7. The image forming apparatus according to claim 1, wherein the releasing agent component is a resin comprising the releasing agent.

8. The image forming apparatus according to claim 1, wherein the releasing agent component is the releasing agent and the releasing agent is from 3 to 10 parts by weight based on 100 parts by weight of mother toner particles.

9. The image forming apparatus according to claim 1, wherein the toner comprises an external additive having a primary particle diameter of from 10 to 50 nm.

10. The image forming apparatus according to claim 9, wherein the external additive is silica and has an attachment strength to the toner of from 30 to 80%.

11. The image forming apparatus according to claim 1, wherein the fixing device is a two roll fixing device comprising a heating roller and a pressing roller.

12. The image forming apparatus according to claim 1, wherein the fixing device is an oil free fixing device in which oil is not applied to the fixing member.

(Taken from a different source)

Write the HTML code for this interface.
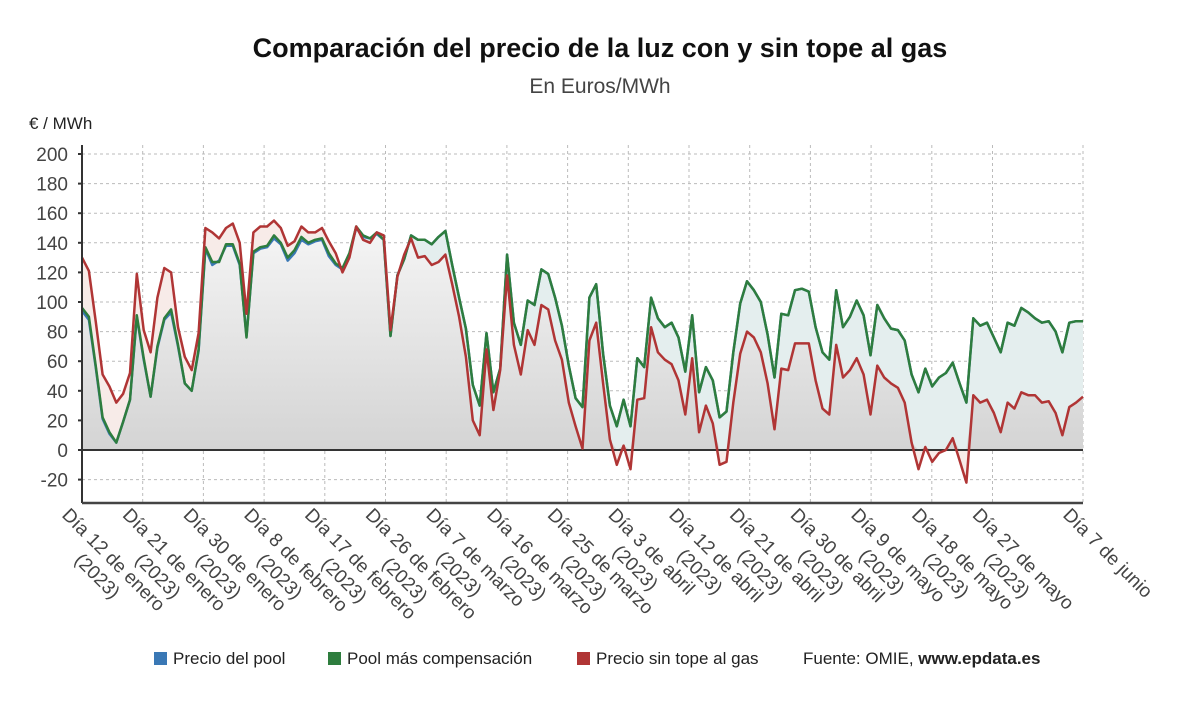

13. A process cartridge comprising:

an image bearing member comprising a tube, the image bearing member configured to bear a latent electrostatic image; and

an elastic blade configured to remove a toner on a surface of the image bearing member,

wherein the toner is a pulverized toner comprising a resin, a coloring agent and a releasing agent component and has a void ratio of from 52 to 58% and a toner torque of from 1.0 to 2.5 mNm according to a torque measuring method using a circular conical rotor and following relationships (1) to (4) are satisfied: 45≦WA≦60   Relationship (1) 2×WA−40≦50×T≦2×WA+5   Relationship (2) 1.2≦t≦2.0   Relationship (3) 40×T−70≦15×t≦40×T−22   Relationship (4)

where WA (%) represents a surface exposure amount of the releasing agent component of the toner, T (mNm) represents the toner torque at 58% of the void ratio and t (mm) represents a thickness of the tube.

14. An image formation method using the image forming apparatus of claim 1.

15. A single component toner for use in the image forming apparatus of claim 1.